Since this government came to power, all the stats in relation to the long-term unemployed have been going the wrong way—all of them. The number of long-term unemployed, no matter which way you look at it, is growing at a rate which can lead to no other conclusion than that we as a society are, in fact, leaving people behind. That is exactly the challenge which this government is failing to address. The number of long-term unemployed hit 245,000 in March of this year. That's up almost 70,000 over the past 12 months. More than half of those who are receiving unemployment benefits now are classified as long-term unemployed. Of the recipients of unemployment benefits, 64 per cent have been on JobSeeker for more than a year. That is the issue.

There is, of course, a critical role for the system to play in getting the short-term unemployed back into work. It's very important.
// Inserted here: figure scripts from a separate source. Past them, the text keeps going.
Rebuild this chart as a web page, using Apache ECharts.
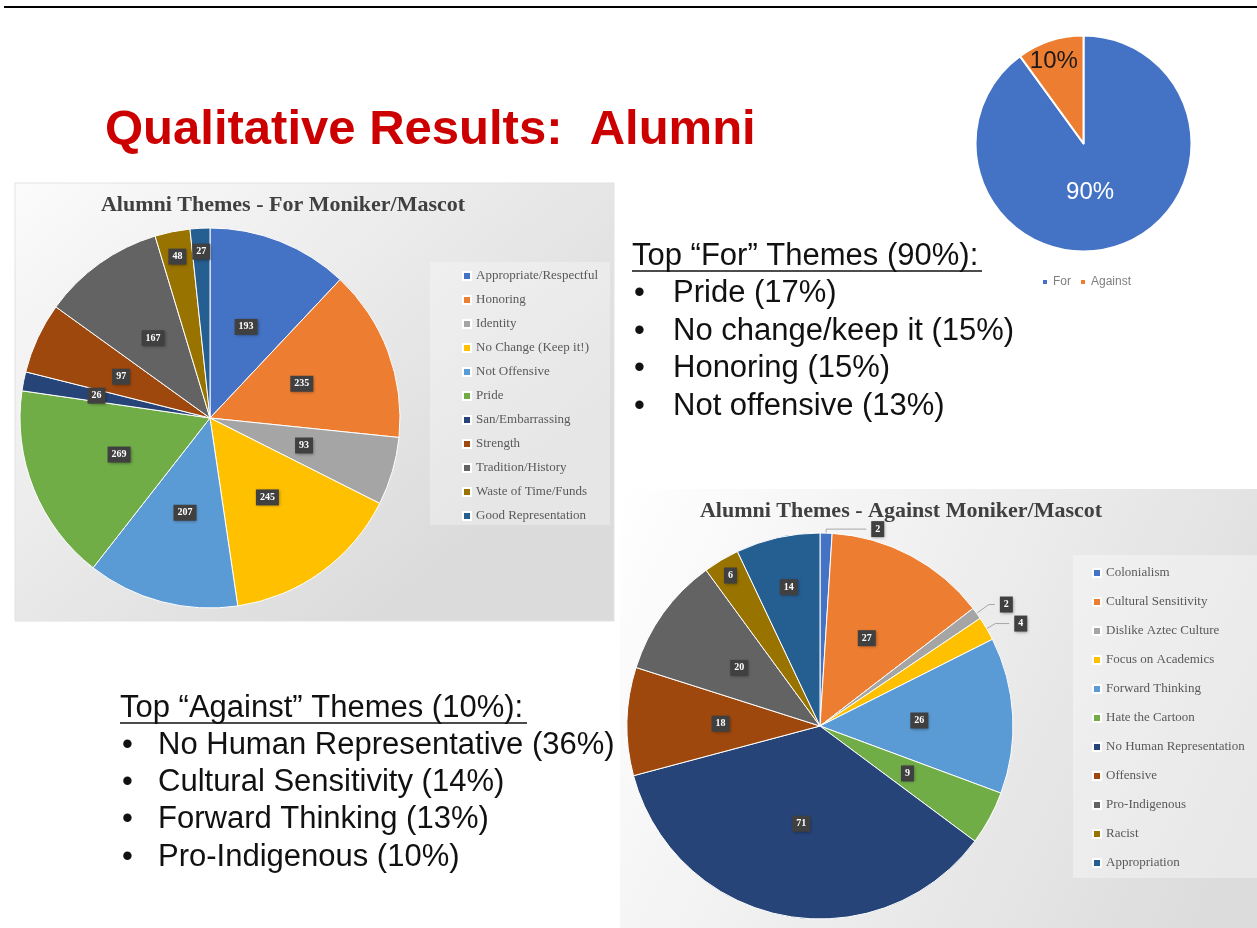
<!DOCTYPE html>
<html>
<head>
<meta charset="utf-8">
<script src="https://cdn.jsdelivr.net/npm/echarts@6/dist/echarts.min.js"></script>
<style>
  html, body { margin: 0; padding: 0; background: #fff; }
  #slide { width: 1257px; height: 928px; }
</style>
</head>
<body>
<div id="slide"></div>
<script>
// values
const forThemes = ['Appropriate/Respectful', 'Honoring', 'Identity', 'No Change (Keep it!)', 'Not Offensive',
  'Pride', 'San/Embarrassing', 'Strength', 'Tradition/History', 'Waste of Time/Funds', 'Good Representation'];
const forCounts = [193, 235, 93, 245, 207, 269, 26, 97, 167, 48, 27];

const againstThemes = ['Colonialism', 'Cultural Sensitivity', 'Dislike Aztec Culture', 'Focus on Academics',
  'Forward Thinking', 'Hate the Cartoon', 'No Human Representation', 'Offensive', 'Pro-Indigenous', 'Racist', 'Appropriation'];
const againstCounts = [2, 27, 2, 4, 26, 9, 71, 18, 20, 6, 14];

const splitNames = ['For', 'Against'];
const splitShares = [90, 10];

const forBullets = ['Pride (17%)', 'No change/keep it (15%)', 'Honoring (15%)', 'Not offensive (13%)'];
const againstBullets = ['No Human Representative (36%)', 'Cultural Sensitivity (14%)', 'Forward Thinking (13%)', 'Pro-Indigenous (10%)'];

// office palette
const palette = ['#4472C4', '#ED7D31', '#A5A5A5', '#FFC000', '#5B9BD5', '#70AD47',
  '#264478', '#9E480E', '#636363', '#997300', '#255E91'];

const sans = '"Liberation Sans", Arial, sans-serif';
const serif = '"Liberation Serif", "Times New Roman", serif';

const boxLabel = {
  show: true,
  position: 'inside',
  formatter: '{c}',
  color: '#fff',
  fontFamily: serif,
  fontWeight: 'bold',
  fontSize: 10,
  backgroundColor: '#404040',
  padding: [3, 4],
  shadowColor: 'rgba(0,0,0,0.35)',
  shadowBlur: 3,
  shadowOffsetX: 1,
  shadowOffsetY: 1
};

// leader line lengths for the thin slices labelled outside
const leaders = { 0: [4, 40], 2: [15, 6], 3: [10, 14] };
// "best fit" labels that Excel pushed out towards the rim
const forPush = { 6: 1.18, 9: 1.68, 10: 1.7 };
const againstPush = { 9: 1.76, 10: 1.43 };

function pushOut(center, push) {
  return function (p) {
    const f = push[p.dataIndex];
    if (!f) return { hideOverlap: false };
    const r = p.labelRect;
    const lx = r.x + r.width / 2, ly = r.y + r.height / 2;
    return { dx: (lx - center[0]) * (f - 1), dy: (ly - center[1]) * (f - 1), hideOverlap: false };
  };
}

const forData = forThemes.map((n, i) => ({ name: n, value: forCounts[i], itemStyle: { color: palette[i] } }));
const againstData = againstThemes.map((n, i) => {
  const d = { name: n, value: againstCounts[i], itemStyle: { color: palette[i] } };
  if (leaders[i]) {
    d.label = { position: 'outside' };
    d.labelLine = { show: true, length: leaders[i][0], length2: leaders[i][1] };
  }
  return d;
});
const splitData = splitNames.map((n, i) => ({
  name: n, value: splitShares[i],
  itemStyle: { color: palette[i] },
  label: { color: i === 0 ? '#fff' : '#1a1a1a' }
}));

function bulletBlock(heading, items, x, headY, textX, lineGap, underlineW) {
  const font = '31px ' + sans;
  const els = [{
    type: 'text', z: 50,
    style: { text: heading, x: x, y: headY, font: font, fill: '#111', verticalAlign: 'middle' }
  }, {
    type: 'line', z: 50,
    shape: { x1: x, y1: headY + 15, x2: x + underlineW, y2: headY + 15 },
    style: { stroke: '#111', lineWidth: 1.5 }
  }];
  items.forEach((t, i) => {
    const y = headY + lineGap * (i + 1);
    els.push({ type: 'text', z: 50, style: { text: '•', x: x + 2, y: y, font: font, fill: '#111', verticalAlign: 'middle' } });
    els.push({ type: 'text', z: 50, style: { text: t, x: textX, y: y, font: font, fill: '#111', verticalAlign: 'middle' } });
  });
  return els;
}

const forCenter = [210, 418];
const againstCenter = [820, 726];

const chart = echarts.init(document.getElementById('slide'));

chart.setOption({
  animation: false,
  color: palette,
  graphic: [
    { type: 'line', z: 0, shape: { x1: 4, y1: 7, x2: 1257, y2: 7 }, style: { stroke: '#000', lineWidth: 2 } },
    {
      type: 'text', z: 50,
      style: { text: 'Qualitative Results:  Alumni', x: 105, y: 130, font: 'bold 49px ' + sans, fill: '#CC0000', verticalAlign: 'middle' }
    },
    {
      type: 'rect', z: 0,
      shape: { x: 15, y: 183, width: 599, height: 438 },
      style: {
        fill: new echarts.graphic.LinearGradient(0, 0, 0.6, 1, [
          { offset: 0, color: '#fbfbfb' }, { offset: 1, color: '#dbdbdb' }
        ]),
        stroke: '#e2e2e2', lineWidth: 1
      }
    },
    { type: 'rect', z: 1, shape: { x: 430, y: 262, width: 180, height: 263 }, style: { fill: 'rgba(255,255,255,0.3)' } },
    {
      type: 'rect', z: 0,
      shape: { x: 620, y: 489, width: 637, height: 439 },
      style: {
        fill: new echarts.graphic.LinearGradient(0, 0, 1, 0.7, [
          { offset: 0, color: '#ffffff' }, { offset: 1, color: '#dcdcdc' }
        ])
      }
    },
    { type: 'rect', z: 1, shape: { x: 1073, y: 555, width: 184, height: 323 }, style: { fill: 'rgba(255,255,255,0.35)' } },
    {
      type: 'text', z: 50,
      style: { text: 'Alumni Themes - For Moniker/Mascot', x: 283, y: 205, font: 'bold 22px ' + serif, fill: '#404040', align: 'center', verticalAlign: 'middle' }
    },
    {
      type: 'text', z: 50,
      style: { text: 'Alumni Themes - Against Moniker/Mascot', x: 901, y: 511, font: 'bold 22px ' + serif, fill: '#404040', align: 'center', verticalAlign: 'middle' }
    }
  ]
    .concat(bulletBlock('Top \u201cFor\u201d Themes (90%):', forBullets, 632, 256, 673, 37.5, 350))
    .concat(bulletBlock('Top \u201cAgainst\u201d Themes (10%):', againstBullets, 120, 708, 158, 37.3, 407)),
  legend: [
    {
      data: forThemes, orient: 'vertical', left: 457, top: 264,
      icon: 'rect', itemWidth: 8, itemHeight: 8, itemGap: 10,
      textStyle: { fontFamily: serif, fontSize: 13, lineHeight: 14, color: '#595959' }
    },
    {
      data: againstThemes, orient: 'vertical', left: 1087, top: 561,
      icon: 'rect', itemWidth: 8, itemHeight: 8, itemGap: 15,
      textStyle: { fontFamily: serif, fontSize: 13, lineHeight: 14, color: '#595959' }
    },
    {
      data: splitNames, orient: 'horizontal', left: 1036, top: 271,
      icon: 'rect', itemWidth: 6, itemHeight: 6, itemGap: 8,
      textStyle: { fontFamily: sans, fontSize: 12, lineHeight: 12, color: '#7f7f7f' }
    }
  ],
  series: [
    {
      type: 'pie', name: 'For', center: forCenter, radius: 190,
      startAngle: 90, clockwise: true, avoidLabelOverlap: false,
      itemStyle: { borderColor: '#fff', borderWidth: 1 },
      label: boxLabel,
      labelLine: { show: false },
      labelLayout: pushOut(forCenter, forPush),
      emphasis: { disabled: true },
      data: forData
    },
    {
      type: 'pie', name: 'Against', center: againstCenter, radius: 193,
      startAngle: 90, clockwise: true,
      itemStyle: { borderColor: '#fff', borderWidth: 1 },
      label: boxLabel,
      labelLine: { show: false, lineStyle: { color: '#a6a6a6', width: 1 } },
      labelLayout: pushOut(againstCenter, againstPush),
      emphasis: { disabled: true },
      data: againstData
    },
    {
      type: 'pie', name: 'Split', center: [1083.5, 143.5], radius: 108,
      startAngle: 90, clockwise: true,
      itemStyle: { borderColor: '#fff', borderWidth: 2 },
      label: { show: true, position: 'inside', formatter: '{d}%', fontFamily: sans, fontSize: 24 },
      labelLine: { show: false },
      labelLayout: function (p) {
        if (p.dataIndex === 1) return { dx: -12, dy: -28 };
        return { dx: -11, dy: -5 };
      },
      emphasis: { disabled: true },
      data: splitData
    }
  ]
});
</script>
</body>
</html>
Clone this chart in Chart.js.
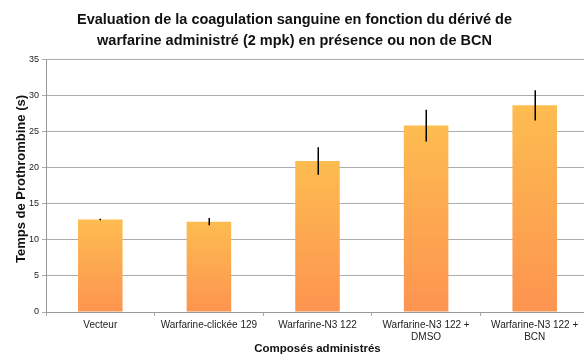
<!DOCTYPE html>
<html>
<head>
<meta charset="utf-8">
<script src="https://cdn.jsdelivr.net/npm/chart.js@4"></script>
<style>
  html, body { margin: 0; padding: 0; background: #fff; overflow: hidden; }
  #cadre { width: 584px; height: 356px; overflow: hidden; }
  #wrap { width: 589px; height: 356px; }
</style>
</head>
<body>
<div id="cadre"><div id="wrap"><canvas id="grafico"></canvas></div></div>
<script>
// Temps de prothrombine par composé
const categories = ['Vecteur', 'Warfarine-clickée 129', 'Warfarine-N3 122', ['Warfarine-N3 122 +', 'DMSO'], ['Warfarine-N3 122 +', 'BCN']];
const moyennes = [12.8, 12.5, 20.9, 25.8, 28.6];
const ecarts = [0.12, 0.5, 1.9, 2.2, 2.1];
const yTicks = [0, 5, 10, 15, 20, 25, 30, 35];

const police = "'Liberation Sans', Arial, sans-serif";

// barres d'erreur verticales, sans chapeau
const barresErreur = {
    id: 'barresErreur',
    afterDatasetsDraw(chart) {
        const c = chart.ctx;
        const y = chart.scales.y;
        const meta = chart.getDatasetMeta(0);
        c.save();
        c.strokeStyle = '#000';
        c.lineWidth = 1.5;
        meta.data.forEach((bar, i) => {
            const x = Math.round(bar.x) + 0.25;
            c.beginPath();
            c.moveTo(x, y.getPixelForValue(moyennes[i] + ecarts[i]));
            c.lineTo(x, y.getPixelForValue(moyennes[i] - ecarts[i]));
            c.stroke();
        });
        c.restore();
    }
};

// titre de l'axe vertical, un peu au-dessus du milieu
const titreY = {
    id: 'titreY',
    afterDraw(chart) {
        const c = chart.ctx;
        c.save();
        c.translate(21, 179);
        c.rotate(-Math.PI / 2);
        c.fillStyle = '#111';
        c.font = 'bold 13px ' + police;
        c.textAlign = 'center';
        c.textBaseline = 'middle';
        c.fillText('Temps de Prothrombine (s)', 0, 0);
        c.restore();
    }
};

const ctx = document.getElementById('grafico').getContext('2d');
const chart = new Chart(ctx, {
    type: 'bar',
    data: {
        labels: categories,
        datasets: [{
            data: moyennes,
            backgroundColor: function(context) {
                const ch = context.chart;
                const y = ch.scales.y;
                if (!ch.chartArea || !y) return '#fca94f';
                const v = context.raw;
                const top = y.getPixelForValue(v);
                const bottom = y.getPixelForValue(0);
                const g = ch.ctx.createLinearGradient(0, top, 0, bottom);
                g.addColorStop(0, '#fdbc50');
                g.addColorStop(1, '#fd9450');
                return g;
            },
            borderWidth: 0,
            categoryPercentage: 0.41,
            barPercentage: 1
        }]
    },
    options: {
        responsive: true,
        maintainAspectRatio: false,
        animation: false,
        layout: { padding: { left: 0, right: 0, top: 0, bottom: 0 } },
        plugins: {
            legend: { display: false },
            tooltip: { enabled: false },
            title: {
                display: true,
                text: ['Evaluation de la coagulation sanguine en fonction du dérivé de',
                       'warfarine administré (2 mpk) en présence ou non de BCN'],
                color: '#111',
                font: { family: police, size: 14.5, weight: 'bold', lineHeight: 1.45 },
                padding: { top: 9, bottom: 8 }
            }
        },
        scales: {
            x: {
                grid: { offset: true, drawOnChartArea: false, drawTicks: true, tickLength: 4, color: '#aaa' },
                border: { color: '#999' },
                ticks: { color: '#222', font: { family: police, size: 10 }, maxRotation: 0, autoSkip: false, padding: 3 },
                title: {
                    display: true,
                    text: 'Composés administrés',
                    color: '#111',
                    font: { family: police, size: 11.5, weight: 'bold' },
                    padding: { top: 5, bottom: 0 }
                },
                afterFit(scale) { scale.height = 44; }
            },
            y: {
                min: 0,
                max: 35,
                z: 1,
                afterBuildTicks(scale) { scale.ticks = yTicks.map(v => ({ value: v })); },
                grid: { color: 'rgba(90,90,90,0.5)', tickLength: 4, lineWidth: 1 },
                border: { color: '#999' },
                ticks: { color: '#222', font: { family: police, size: 9 }, padding: 3 },
                afterFit(scale) { scale.width = 46; }
            }
        }
    },
    plugins: [barresErreur, titreY]
});
</script>
</body>
</html>
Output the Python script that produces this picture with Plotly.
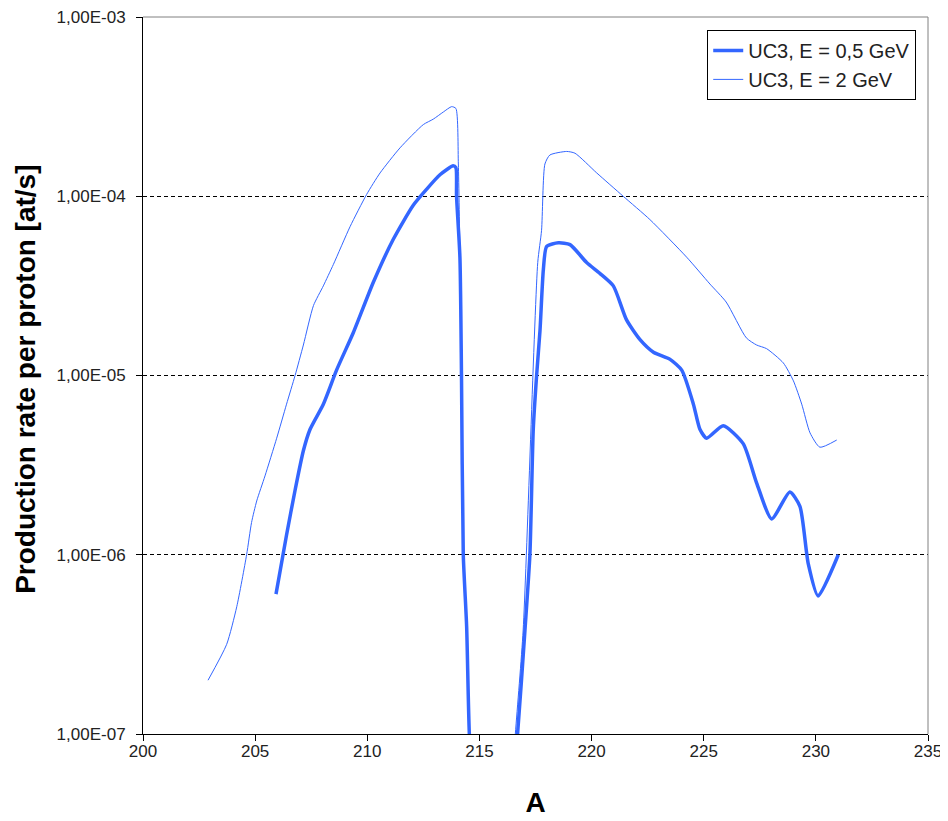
import plotly.graph_objects as go

# 0.5 GeV series (thick)
a_05 = [205.93, 206.4, 206.78, 207.15, 207.45, 208.04, 208.63, 209.38, 210.27, 211.16, 212.05,
        212.65, 213.24, 213.83, 213.95, 213.98, 214.13, 214.2, 214.28, 214.43, 214.55, 215.0,
        216.0, 216.7, 217.03, 217.25, 217.4, 217.55, 217.7, 217.85, 218.0, 218.52, 219.04,
        219.78, 220.37, 220.97, 221.56, 222.16, 222.76, 223.5, 224.02, 224.54, 224.83, 225.13,
        225.87, 226.76, 227.36, 228.03, 228.84, 229.29, 229.66, 230.1, 231.0]
log_05 = [-6.22, -5.89, -5.64, -5.42, -5.30, -5.16, -4.97, -4.76, -4.48, -4.24, -4.05,
          -3.96, -3.88, -3.83, -3.84, -4.0, -4.34, -5.0, -6.0, -6.4, -7.0, -8.0,
          -8.0, -7.0, -6.42, -6.0, -5.30, -5.0, -4.75, -4.41, -4.28, -4.26, -4.27,
          -4.37, -4.43, -4.50, -4.69, -4.80, -4.87, -4.91, -4.97, -5.16, -5.30, -5.35,
          -5.28, -5.38, -5.60, -5.80, -5.65, -5.73, -6.05, -6.23, -6.0]

# 2 GeV series (thin)
a_2 = [202.9, 203.73, 204.18, 204.62, 204.84, 205.07, 205.44, 205.96, 206.4, 206.78, 207.15,
       207.6, 208.04, 208.49, 209.23, 209.97, 210.57, 211.46, 212.5, 212.94, 213.39, 213.76,
       213.95, 214.06, 214.13, 214.2, 214.28, 214.43, 214.55, 215.0, 216.0, 216.6, 216.95,
       217.6, 217.77, 217.92, 218.14, 218.89, 219.26, 220.23, 221.41, 222.6, 224.24, 225.28,
       226.0, 226.9, 227.36, 227.8, 228.55, 229.0, 229.37, 229.74, 230.18, 230.93]
log_2 = [-6.70, -6.50, -6.29, -6.0, -5.82, -5.70, -5.56, -5.35, -5.16, -5.0, -4.83,
         -4.61, -4.50, -4.38, -4.17, -3.99, -3.87, -3.73, -3.60, -3.57, -3.53, -3.50,
         -3.51, -3.82, -4.34, -5.0, -6.0, -6.4, -7.0, -8.0, -8.0, -7.0, -6.42,
         -4.37, -4.19, -3.82, -3.77, -3.75, -3.76, -3.87, -4.0, -4.13, -4.34, -4.49,
         -4.59, -4.79, -4.83, -4.85, -4.93, -5.03, -5.16, -5.32, -5.40, -5.36]

y_ticks = [1e-7, 1e-6, 1e-5, 1e-4, 1e-3]
y_labels = ["1,00E-07", "1,00E-06", "1,00E-05", "1,00E-04", "1,00E-03"]
x_ticks = [200, 205, 210, 215, 220, 225, 230, 235]

blue = "#3366FF"
font = "Liberation Sans, Arial, sans-serif"

fig = go.Figure()
fig.add_trace(go.Scatter(x=a_05, y=[10 ** v for v in log_05], mode="lines",
                         name="UC3, E = 0,5 GeV", legendgroup="a",
                         line=dict(color=blue, width=3.5, shape="spline", smoothing=0.6)))
fig.add_trace(go.Scatter(x=a_2, y=[10 ** v for v in log_2], mode="lines",
                         name="UC3, E = 2 GeV", legendgroup="b",
                         line=dict(color=blue, width=1, shape="spline", smoothing=0.6)))

# page body has an 8px margin, so the figure is 940x813 and margins are shifted
fig.update_layout(
    width=940, height=813,
    margin=dict(l=135, r=20, t=9, b=87),
    paper_bgcolor="white", plot_bgcolor="white",
    font=dict(family=font, size=17, color="black"),
    showlegend=True,
    legend=dict(x=0.985, y=0.982, xanchor="right", yanchor="top",
                bordercolor="black", borderwidth=1, bgcolor="white",
                font=dict(size=20, family=font, color="#222222"), tracegroupgap=0),
    xaxis=dict(range=[200, 235], tickvals=x_ticks, ticks="outside", ticklen=6,
               tickcolor="black", showline=True, linecolor="black", linewidth=1,
               showgrid=False, zeroline=False, automargin=False,
               ticklabelstandoff=-4, ticklabeloverflow="allow",
               title=dict(text="<b>A</b>", font=dict(size=28, family=font), standoff=31),
               tickfont=dict(size=17, color="#222222")),
    yaxis=dict(type="log", range=[-7, -3], tickvals=y_ticks, ticktext=y_labels,
               ticks="outside", ticklen=6, tickcolor="black",
               showline=True, linecolor="black", linewidth=1,
               showgrid=True, gridcolor="black", gridwidth=1, griddash="4px,3px",
               zeroline=False, automargin=False, ticklabelstandoff=7,
               ticklabeloverflow="allow",
               tickfont=dict(size=17, color="#222222")),
    annotations=[
        dict(text="<b>Production rate per proton [at/s]</b>", textangle=-90,
             xref="paper", yref="paper", x=-0.149, y=0.494,
             xanchor="center", yanchor="middle", showarrow=False,
             font=dict(size=28, family=font, color="black")),
    ],
    shapes=[
        dict(type="line", xref="paper", yref="paper", x0=0, x1=1, y0=1, y1=1,
             line=dict(color="#808080", width=1), layer="above"),
        dict(type="line", xref="paper", yref="paper", x0=1, x1=1, y0=0, y1=1,
             line=dict(color="#808080", width=1), layer="above"),
    ],
)

fig.write_html("out.html")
But it's the question of the long-term unemployed, those who the system ultimately is leaving behind, where we need to look at how we are coming up with proposals and coming up with policy which actually makes a difference to that number and starts turning the trajectory of that around, because over the last eight years it has been going in precisely the wrong direction. Whenever this government comes up with a program to try and do something about it, it doesn't cut the mustard.

We were told that JobMaker was going to heroically create 450,000 jobs. The truth is that, nine months down the track, it's fallen 449,000 jobs short of the target. There are only about 1,000 jobs that have been created by that particular wage subsidy program, so it's making no difference at all to the most profound issue which is affecting those who are looking for work in this country—in a sense, the most profound question around the whole way in which we see work in this country. So my question to the minister is this: when will this government actually deliver on real and meaningful change to produce a plan which will deal with long-term unemployment in Australia?